My own interest in conscience is that it appears to offer a rival alternative to the Supernatural Punishment Hypothesis. If conscience provides us with a self-judging “inner voice” that steers us through the minefield of our socially transparent world, then why would we need a supernatural actor to keep us on the straight and narrow? I will tackle this problem in an upcoming article, but the crux of my argument is that: (1) an “inner voice” requires theory of mind and language, and may thus merely be another form of “supernatural agent”; and (2) they are not necessarily mutually exclusive—perhaps the evolutionarily ancient cognitive architecture of conscience is the vehicle by which religion gains traction in altering our beliefs and behavior. The interaction of religion and conscience may be the critical problem to explore.
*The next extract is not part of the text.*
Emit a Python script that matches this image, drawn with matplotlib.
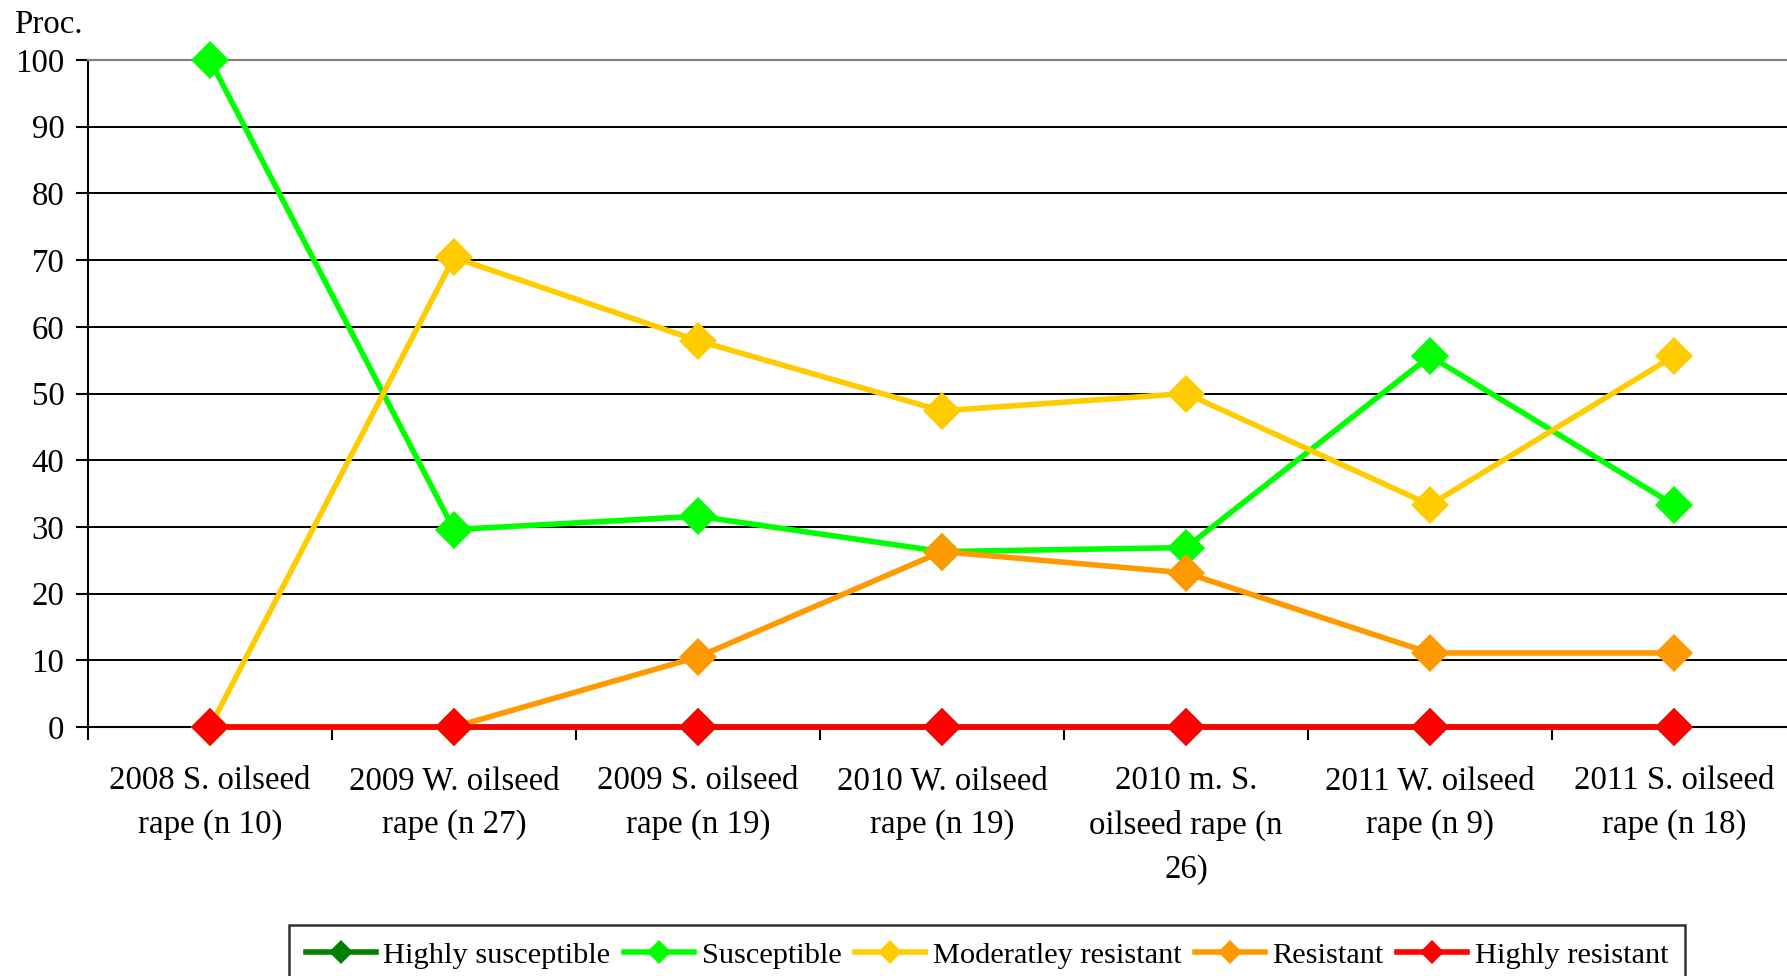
import matplotlib
matplotlib.use("Agg")
import matplotlib.pyplot as plt
from matplotlib.lines import Line2D

categories = ["2008 S. oilseed\nrape (n 10)", "2009 W. oilseed\nrape (n 27)",
              "2009 S. oilseed\nrape (n 19)", "2010 W. oilseed\nrape (n 19)",
              "2010 m. S.\noilseed rape (n\n26)", "2011 W. oilseed\nrape (n 9)",
              "2011 S. oilseed\nrape (n 18)"]
highly_susceptible = [0, 0, 0, 0, 0, 0, 0]
susceptible = [100, 29.6, 31.6, 26.3, 26.9, 55.6, 33.3]
moderately_resistant = [0, 70.4, 57.9, 47.4, 50.0, 33.3, 55.6]
resistant = [0, 0, 10.5, 26.3, 23.1, 11.1, 11.1]
highly_resistant = [0, 0, 0, 0, 0, 0, 0]
series_names = ["Highly susceptible", "Susceptible", "Moderatley resistant", "Resistant", "Highly resistant"]
y_ticks = [0, 10, 20, 30, 40, 50, 60, 70, 80, 90, 100]

colors = ["#008000", "#00FF00", "#FFCC00", "#FF9900", "#FF0000"]
series = [highly_susceptible, susceptible, moderately_resistant, resistant, highly_resistant]

plt.rcParams['font.family'] = ['Liberation Serif', 'DejaVu Serif']
FS = 23.7

W, H = 1787, 976
fig = plt.figure(figsize=(W / 100, H / 100), dpi=100)
ax = fig.add_axes([88 / W, 1 - 727 / H, 1708 / W, 667 / H])

x = list(range(len(categories)))
for vals, col in zip(series, colors):
    ax.plot(x, vals, color=col, lw=4.0, marker='D', markersize=19,
            markeredgewidth=0, zorder=3, clip_on=False)

ax.set_xlim(-0.5, len(categories) - 0.5)
ax.set_ylim(0, 100)
ax.set_yticks(y_ticks)
ax.set_yticklabels([str(v) for v in y_ticks], fontsize=FS)
for v in y_ticks[1:-1]:
    ax.axhline(v, color='black', lw=1.4, zorder=1)

ax.set_xticks(x)
ax.set_xticklabels(categories, fontsize=FS, linespacing=1.55)
ax.tick_params(axis='x', which='major', length=0, pad=28)
ax.set_xticks([i + 0.5 for i in range(-1, len(categories))], minor=True)
ax.tick_params(axis='x', which='minor', length=9, width=1.5, direction='out')
ax.tick_params(axis='y', length=9, width=1.5, direction='out', pad=8)

ax.spines['right'].set_visible(False)
ax.spines['top'].set_color('#808080')
ax.spines['top'].set_linewidth(1.6)
ax.spines['left'].set_linewidth(1.5)
ax.spines['bottom'].set_linewidth(1.5)

fig.text(14 / W, 1 - 25 / H, "Proc.", fontsize=FS, va='center', ha='left')

handles = [Line2D([0], [0], color=c, lw=4.0, marker='D', markersize=12, markeredgewidth=0)
           for c in colors]
leg = fig.legend(handles, series_names, ncol=5, loc='upper left',
                 bbox_to_anchor=(289 / W, 1 - 925 / H), fontsize=21.9,
                 frameon=True, fancybox=False, edgecolor='black',
                 handlelength=2.3, handletextpad=0.25, columnspacing=0.45,
                 borderpad=0.55, borderaxespad=0)
leg.get_frame().set_linewidth(1.8)

fig.savefig("out.png", dpi=100)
The evolution of conscience conference in Santa Fe was one of those meetings that just worked brilliantly because of its sheer novelty, interdisciplinarity, free-thinking, and small group format. The discussions chewed up our preexisting assumptions about conscience and spat out not a consensus, but some consilience. The conference will lead on to a conference proceedings setting out that state of the art on what we know about how the conscience may have evolved, its evolutionary function, and its foundational importance for human morality and religion.